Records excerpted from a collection
——————————

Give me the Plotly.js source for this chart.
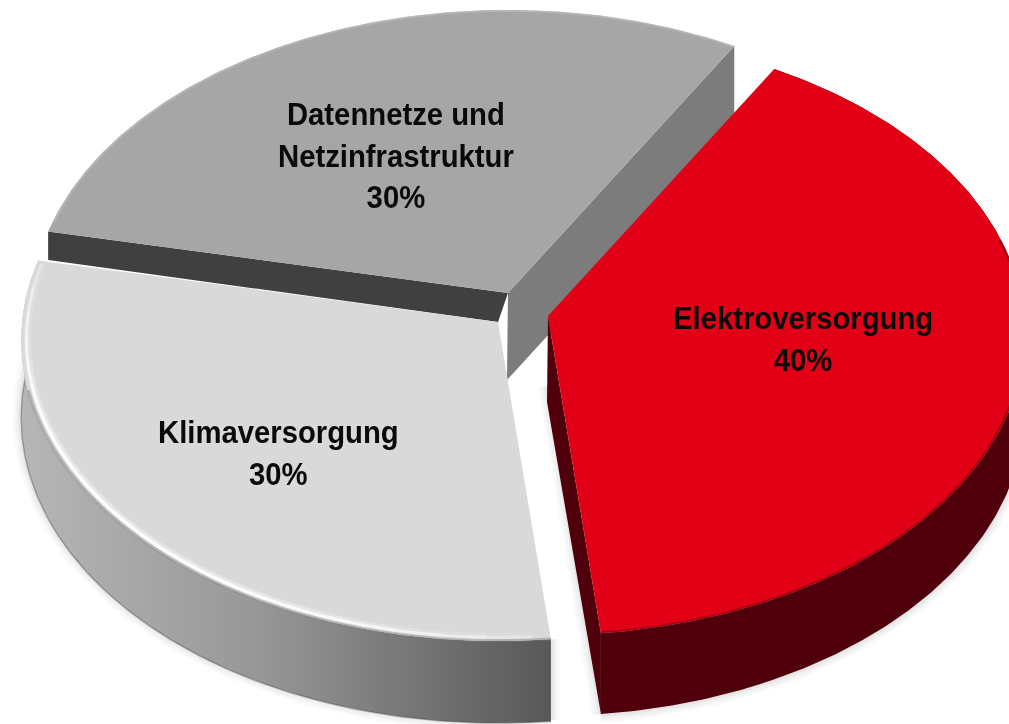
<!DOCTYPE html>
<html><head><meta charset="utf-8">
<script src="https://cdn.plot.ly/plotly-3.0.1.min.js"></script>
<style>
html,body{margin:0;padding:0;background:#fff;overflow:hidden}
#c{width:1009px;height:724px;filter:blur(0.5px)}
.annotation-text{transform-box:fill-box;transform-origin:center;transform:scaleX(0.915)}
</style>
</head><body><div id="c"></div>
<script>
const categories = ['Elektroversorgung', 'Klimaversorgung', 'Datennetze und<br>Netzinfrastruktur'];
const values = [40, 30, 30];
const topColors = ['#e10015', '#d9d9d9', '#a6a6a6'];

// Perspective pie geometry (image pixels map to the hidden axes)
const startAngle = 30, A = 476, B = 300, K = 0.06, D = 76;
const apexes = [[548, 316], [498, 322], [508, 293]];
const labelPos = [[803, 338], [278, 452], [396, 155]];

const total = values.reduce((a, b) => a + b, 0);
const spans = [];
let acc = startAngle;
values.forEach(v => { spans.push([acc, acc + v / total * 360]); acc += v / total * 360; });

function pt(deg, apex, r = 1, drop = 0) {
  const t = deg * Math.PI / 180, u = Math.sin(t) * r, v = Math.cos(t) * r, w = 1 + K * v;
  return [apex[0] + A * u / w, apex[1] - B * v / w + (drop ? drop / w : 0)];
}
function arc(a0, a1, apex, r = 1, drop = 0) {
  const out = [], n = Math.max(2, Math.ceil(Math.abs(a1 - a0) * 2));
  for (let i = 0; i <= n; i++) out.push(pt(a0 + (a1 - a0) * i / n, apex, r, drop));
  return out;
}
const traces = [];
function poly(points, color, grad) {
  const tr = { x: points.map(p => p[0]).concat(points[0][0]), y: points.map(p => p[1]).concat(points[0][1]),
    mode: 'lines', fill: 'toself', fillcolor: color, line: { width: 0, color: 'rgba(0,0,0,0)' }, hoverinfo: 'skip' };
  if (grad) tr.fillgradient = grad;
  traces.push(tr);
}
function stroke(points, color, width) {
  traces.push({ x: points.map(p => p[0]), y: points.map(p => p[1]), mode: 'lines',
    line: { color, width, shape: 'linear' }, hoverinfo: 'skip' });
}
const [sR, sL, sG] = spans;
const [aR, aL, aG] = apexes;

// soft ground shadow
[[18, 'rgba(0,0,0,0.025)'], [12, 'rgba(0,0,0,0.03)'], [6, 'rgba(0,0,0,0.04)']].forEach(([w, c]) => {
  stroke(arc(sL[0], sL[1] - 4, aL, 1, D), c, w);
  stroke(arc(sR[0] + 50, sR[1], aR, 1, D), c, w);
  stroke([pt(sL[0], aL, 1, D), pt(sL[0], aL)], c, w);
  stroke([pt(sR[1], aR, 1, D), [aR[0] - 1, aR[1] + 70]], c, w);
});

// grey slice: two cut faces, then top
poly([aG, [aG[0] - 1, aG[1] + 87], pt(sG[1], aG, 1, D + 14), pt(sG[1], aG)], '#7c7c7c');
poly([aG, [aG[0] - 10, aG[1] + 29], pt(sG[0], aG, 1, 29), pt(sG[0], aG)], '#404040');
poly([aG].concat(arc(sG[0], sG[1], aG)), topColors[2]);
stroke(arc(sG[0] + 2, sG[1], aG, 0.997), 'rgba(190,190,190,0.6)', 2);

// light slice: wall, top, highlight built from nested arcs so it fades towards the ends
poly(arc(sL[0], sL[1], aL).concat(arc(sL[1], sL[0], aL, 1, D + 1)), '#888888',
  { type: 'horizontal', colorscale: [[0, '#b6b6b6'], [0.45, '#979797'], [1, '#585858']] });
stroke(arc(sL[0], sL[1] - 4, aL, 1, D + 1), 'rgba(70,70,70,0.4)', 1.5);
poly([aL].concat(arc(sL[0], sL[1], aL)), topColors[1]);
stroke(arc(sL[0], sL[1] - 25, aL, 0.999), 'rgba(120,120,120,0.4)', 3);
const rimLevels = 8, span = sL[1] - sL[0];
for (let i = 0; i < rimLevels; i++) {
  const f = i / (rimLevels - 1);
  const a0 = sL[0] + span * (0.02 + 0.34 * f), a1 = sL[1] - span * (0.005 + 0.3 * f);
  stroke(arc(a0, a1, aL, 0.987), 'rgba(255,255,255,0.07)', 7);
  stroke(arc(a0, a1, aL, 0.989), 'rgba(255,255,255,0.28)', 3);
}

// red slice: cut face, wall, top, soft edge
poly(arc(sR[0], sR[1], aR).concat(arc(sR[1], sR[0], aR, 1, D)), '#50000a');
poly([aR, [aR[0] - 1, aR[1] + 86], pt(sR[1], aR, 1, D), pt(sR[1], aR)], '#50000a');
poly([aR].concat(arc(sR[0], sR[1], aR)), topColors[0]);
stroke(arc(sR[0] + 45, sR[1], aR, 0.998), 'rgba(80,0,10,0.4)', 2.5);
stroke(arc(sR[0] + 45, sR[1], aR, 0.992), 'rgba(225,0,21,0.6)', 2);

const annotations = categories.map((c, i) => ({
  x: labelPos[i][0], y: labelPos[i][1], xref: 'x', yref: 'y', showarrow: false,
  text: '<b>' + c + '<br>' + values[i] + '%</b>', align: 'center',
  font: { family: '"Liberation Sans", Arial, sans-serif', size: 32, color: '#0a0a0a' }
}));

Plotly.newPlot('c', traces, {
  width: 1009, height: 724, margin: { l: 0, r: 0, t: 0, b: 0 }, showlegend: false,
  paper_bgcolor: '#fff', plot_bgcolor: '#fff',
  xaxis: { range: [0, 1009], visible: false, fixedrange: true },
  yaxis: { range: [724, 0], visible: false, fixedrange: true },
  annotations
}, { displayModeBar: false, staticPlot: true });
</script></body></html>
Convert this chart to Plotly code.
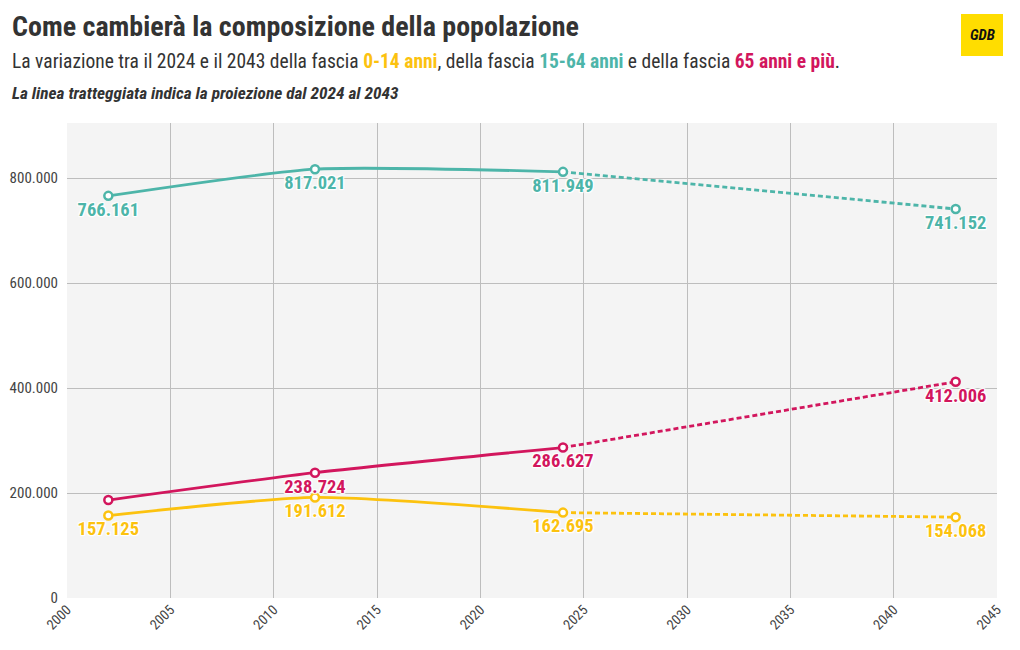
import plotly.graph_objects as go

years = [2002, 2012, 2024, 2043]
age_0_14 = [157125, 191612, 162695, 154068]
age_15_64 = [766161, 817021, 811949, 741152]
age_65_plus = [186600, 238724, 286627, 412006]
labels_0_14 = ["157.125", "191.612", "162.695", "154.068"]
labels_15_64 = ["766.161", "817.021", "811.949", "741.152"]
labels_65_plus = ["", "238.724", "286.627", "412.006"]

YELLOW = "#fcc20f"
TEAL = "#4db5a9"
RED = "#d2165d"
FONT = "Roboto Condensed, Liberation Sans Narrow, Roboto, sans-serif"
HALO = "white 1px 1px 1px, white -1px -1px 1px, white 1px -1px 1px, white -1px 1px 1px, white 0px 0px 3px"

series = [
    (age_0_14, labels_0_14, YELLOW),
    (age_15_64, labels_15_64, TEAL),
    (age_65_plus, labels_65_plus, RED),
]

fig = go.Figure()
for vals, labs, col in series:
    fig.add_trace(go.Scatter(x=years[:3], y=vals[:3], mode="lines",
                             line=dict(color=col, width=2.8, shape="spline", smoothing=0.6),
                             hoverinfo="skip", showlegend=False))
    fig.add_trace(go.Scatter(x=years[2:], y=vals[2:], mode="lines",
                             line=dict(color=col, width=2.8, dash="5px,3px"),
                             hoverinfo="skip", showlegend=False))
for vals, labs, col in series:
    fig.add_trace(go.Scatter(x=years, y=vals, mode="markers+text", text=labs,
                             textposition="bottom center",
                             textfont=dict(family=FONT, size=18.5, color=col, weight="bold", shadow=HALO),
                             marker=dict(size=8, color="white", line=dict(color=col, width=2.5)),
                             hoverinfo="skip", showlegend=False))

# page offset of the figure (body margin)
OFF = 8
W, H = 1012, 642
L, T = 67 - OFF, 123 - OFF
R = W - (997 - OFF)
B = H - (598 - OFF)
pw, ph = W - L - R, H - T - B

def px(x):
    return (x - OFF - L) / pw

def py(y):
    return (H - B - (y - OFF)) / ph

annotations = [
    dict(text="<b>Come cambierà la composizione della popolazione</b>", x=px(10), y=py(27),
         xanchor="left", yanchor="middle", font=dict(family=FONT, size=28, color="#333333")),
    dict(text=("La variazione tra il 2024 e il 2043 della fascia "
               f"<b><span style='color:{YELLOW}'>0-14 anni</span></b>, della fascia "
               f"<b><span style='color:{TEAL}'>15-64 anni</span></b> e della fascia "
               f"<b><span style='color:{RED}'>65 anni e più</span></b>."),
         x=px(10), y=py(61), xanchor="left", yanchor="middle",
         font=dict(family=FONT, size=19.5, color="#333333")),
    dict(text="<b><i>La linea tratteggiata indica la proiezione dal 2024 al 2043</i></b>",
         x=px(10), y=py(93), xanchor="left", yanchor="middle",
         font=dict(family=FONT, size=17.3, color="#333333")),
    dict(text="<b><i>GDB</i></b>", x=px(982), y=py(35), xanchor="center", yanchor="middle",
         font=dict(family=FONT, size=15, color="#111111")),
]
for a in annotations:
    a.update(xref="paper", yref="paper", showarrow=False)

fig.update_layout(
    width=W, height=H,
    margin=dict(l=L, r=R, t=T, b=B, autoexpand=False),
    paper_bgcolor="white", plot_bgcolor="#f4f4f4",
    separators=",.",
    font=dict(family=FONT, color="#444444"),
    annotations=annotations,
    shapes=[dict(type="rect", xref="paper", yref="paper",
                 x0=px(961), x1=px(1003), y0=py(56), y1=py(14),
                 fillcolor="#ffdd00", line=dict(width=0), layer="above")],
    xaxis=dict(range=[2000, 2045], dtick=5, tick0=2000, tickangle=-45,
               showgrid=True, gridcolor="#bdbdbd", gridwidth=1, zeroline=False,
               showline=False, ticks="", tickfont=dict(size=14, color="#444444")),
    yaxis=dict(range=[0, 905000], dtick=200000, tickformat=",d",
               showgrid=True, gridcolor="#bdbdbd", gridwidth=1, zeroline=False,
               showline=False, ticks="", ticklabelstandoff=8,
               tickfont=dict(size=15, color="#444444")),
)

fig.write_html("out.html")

——————————

> [Exercise brief]:
Write out, word for word, the lines from the start of the data through the one holding "const labelPos = [[803, 338], [278, 452], [396, 155]];". Omit pictures.

> [Exercise answer]:
Give me the Plotly.js source for this chart.
<!DOCTYPE html>
<html><head><meta charset="utf-8">
<script src="https://cdn.plot.ly/plotly-3.0.1.min.js"></script>
<style>
html,body{margin:0;padding:0;background:#fff;overflow:hidden}
#c{width:1009px;height:724px;filter:blur(0.5px)}
.annotation-text{transform-box:fill-box;transform-origin:center;transform:scaleX(0.915)}
</style>
</head><body><div id="c"></div>
<script>
const categories = ['Elektroversorgung', 'Klimaversorgung', 'Datennetze und<br>Netzinfrastruktur'];
const values = [40, 30, 30];
const topColors = ['#e10015', '#d9d9d9', '#a6a6a6'];

// Perspective pie geometry (image pixels map to the hidden axes)
const startAngle = 30, A = 476, B = 300, K = 0.06, D = 76;
const apexes = [[548, 316], [498, 322], [508, 293]];
const labelPos = [[803, 338], [278, 452], [396, 155]];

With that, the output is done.